I know in my role, my job is to make it look easy. I get it. But some things will take you by such surprise, that you have to take a moment and write about it. Details, will never come from me. Emotion and self-preservation have.
"Have you ever read the poem 'If' by Kipling? It reminds me of you and it's exactly what you are experiencing right now," my Mom asked.
"Look it up. I think it'll help. I'll have a copy printed out for you the next time you are home."
Turning to Google, I started at my Blackberry, and felt as though I could have written the words myself. It's become a mantra f sorts for me now. I share it with you all, if it may help with anything you are going through in your own person Universe.

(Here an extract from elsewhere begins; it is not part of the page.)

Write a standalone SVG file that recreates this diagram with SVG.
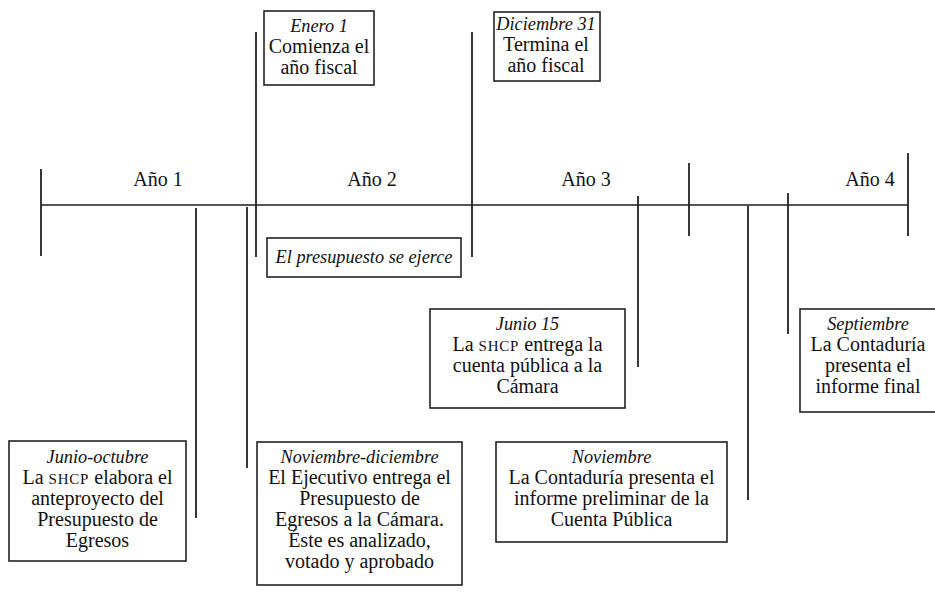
<svg xmlns="http://www.w3.org/2000/svg" width="935" height="598" viewBox="0 0 935 598">
<style>
text{font-family:"Liberation Serif","Times New Roman",serif;font-size:20px;fill:#111;text-anchor:middle}
.i{font-style:italic;font-size:18.3px}
.sc{font-size:15px;letter-spacing:0.8px}
rect{fill:#fff;stroke:#222;stroke-width:1.6}
line{stroke:#222;stroke-width:1.8}
</style>
<rect x="0" y="0" width="935" height="598" style="stroke:none;fill:#fff"/>
<g id="connectors">
<line x1="41" y1="205" x2="908" y2="205" style="stroke:#555;stroke-width:2"/>
<line x1="41" y1="169" x2="41" y2="256"/>
<line x1="196" y1="208" x2="196" y2="518"/>
<line x1="247" y1="207" x2="247" y2="468"/>
<line x1="256" y1="32" x2="256" y2="257"/>
<line x1="472" y1="32" x2="472" y2="257"/>
<line x1="638" y1="196" x2="638" y2="367"/>
<line x1="689" y1="163" x2="689" y2="236"/>
<line x1="748" y1="206" x2="748" y2="500"/>
<line x1="788" y1="193" x2="788" y2="334"/>
<line x1="908" y1="153" x2="908" y2="236"/>
</g>
<g id="labels">
<text x="158" y="186">Año 1</text>
<text x="372" y="186">Año 2</text>
<text x="586" y="186">Año 3</text>
<text x="870" y="186">Año 4</text>
</g>
<g id="enero">
<rect x="264" y="11" width="110" height="74"/>
<text x="319" y="32" class="i">Enero 1</text>
<text x="319" y="53">Comienza el</text>
<text x="319" y="74">año fiscal</text>
</g>
<g id="diciembre">
<rect x="494" y="12" width="106" height="69"/>
<text x="546" y="30" class="i">Diciembre 31</text>
<text x="546" y="51">Termina el</text>
<text x="546" y="72">año fiscal</text>
</g>
<g id="ejerce">
<rect x="267" y="238" width="194" height="39"/>
<text x="364" y="263" class="i">El presupuesto se ejerce</text>
</g>
<g id="junio-octubre">
<rect x="9" y="441" width="177" height="120"/>
<text x="97.5" y="463" class="i">Junio-octubre</text>
<text x="97.5" y="484">La <tspan class="sc">SHCP</tspan> elabora el</text>
<text x="97.5" y="505">anteproyecto del</text>
<text x="97.5" y="526">Presupuesto de</text>
<text x="97.5" y="547">Egresos</text>
</g>
<g id="noviembre-diciembre">
<rect x="257" y="442" width="205" height="143"/>
<text x="359.5" y="463" class="i">Noviembre-diciembre</text>
<text x="359.5" y="484">El Ejecutivo entrega el</text>
<text x="359.5" y="505">Presupuesto de</text>
<text x="359.5" y="526">Egresos a la Cámara.</text>
<text x="359.5" y="547">Éste es analizado,</text>
<text x="359.5" y="568">votado y aprobado</text>
</g>
<g id="junio15">
<rect x="430" y="309" width="195" height="99"/>
<text x="527.5" y="330" class="i">Junio 15</text>
<text x="527.5" y="351">La <tspan class="sc">SHCP</tspan> entrega la</text>
<text x="527.5" y="372">cuenta pública a la</text>
<text x="527.5" y="393">Cámara</text>
</g>
<g id="noviembre">
<rect x="496" y="442" width="231" height="100"/>
<text x="611.5" y="463" class="i">Noviembre</text>
<text x="611.5" y="484">La Contaduría presenta el</text>
<text x="611.5" y="505">informe preliminar de la</text>
<text x="611.5" y="526">Cuenta Pública</text>
</g>
<g id="septiembre">
<rect x="800" y="309" width="140" height="103"/>
<text x="868" y="330" class="i">Septiembre</text>
<text x="868" y="351">La Contaduría</text>
<text x="868" y="372">presenta el</text>
<text x="868" y="393">informe final</text>
</g>
</svg>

If you can keep your head when all about you
Are losing theirs and blaming it on you;
If you can trust yourself when all men doubt you,
But make allowance for their doubting too:
If you can wait and not be tired by waiting,
Or, being lied about, don't deal in lies,
Or being hated don't give way to hating,
And yet don't look too good, nor talk too wise;
If you can dream---and not make dreams your master;
If you can think---and not make thoughts your aim,
If you can meet with Triumph and Disaster
And treat those two impostors just the same:.
If you can bear to hear the truth you've spoken
Twisted by knaves to make a trap for fools,
Or watch the things you gave your life to, broken,
And stoop and build'em up with worn-out tools;
If you can make one heap of all your winnings
And risk it on one turn of pitch-and-toss,
And lose, and start again at your beginnings,
And never breathe a word about your loss:
If you can force your heart and nerve and sinew
To serve your turn long after they are gone,
And so hold on when there is nothing in you
Except the Will which says to them: "Hold on!"
If you can talk with crowds and keep your virtue,
Or walk with Kings---nor lose the common touch,
If neither foes nor loving friends can hurt you,
If all men count with you, but none too much:
If you can fill the unforgiving minute
With sixty seconds' worth of distance run,
Yours is the Earth and everything that's in it,
And---which is more---you'll be a Man, my son!